2. Correlated Distributions: The column name of the second Customer Distribution within the Output Correlation Matrix, along with the degree of correlation to the row Customer Distribution. Output correlations will be symmetrical and range-limited to -1.0 and +1.0. Output Correlation Repaired Matrix: The repaired output set of correlations that define the relationship between Customer Distributions. Repairing is required when the correlations are unrealistic. For example, if A is highly correlated to B (for example, A:B = +0.99) and if A is highly correlated with C (for example, A:C = +0.99) then B must be highly correlated with C (that is, B:C >> 0.0). More precisely, the Correlation Matrix must have all positive definite Eigenvalues. Note that it is not necessary for downstream nodes that generate Customer Distributions (such as the Matrix Distributions node or the Feature Generation node) to use this Correlation Repaired Matrix as these downstream nodes will always first self-repair the Input Correlation Matrix. The Output Correlation Repaired Matrix will contain the same columns as the Output Correlation Matrix:
1. Distribution: The row name of the first Customer Distribution within the Output Correlation Repaired Matrix.
2. Correlated Distributions: The column name of the second Customer Distribution within the Output Correlation Matrix, along with the repaired degree of correlation to the row Customer Distribution. Output correlations will be symmetrical and range-limited to -1.0 and +1.0. Output Correlation Error Matrix: The difference between the Output Correlation Matrix and the Output Correlation Repaired Matrix.
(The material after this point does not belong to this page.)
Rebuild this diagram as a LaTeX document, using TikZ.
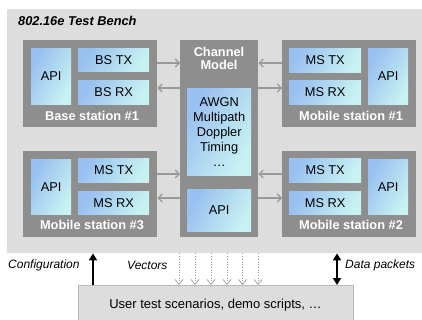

This is a convenience output to show how the Correlation Matrix needs to be repaired before Customer Distributions can be generated. The Output Correlation Error Matrix will contain the same columns as the Output Correlation Matrix:
1. Distribution: The row name of the first Customer Distribution within the Output Correlation Error Matrix.
2. Correlated Distributions: The column name of the second Customer Distribution within the Output Correlation Matrix, along with the difference between the output correlation and the repaired correlation.

## Views

This node has no views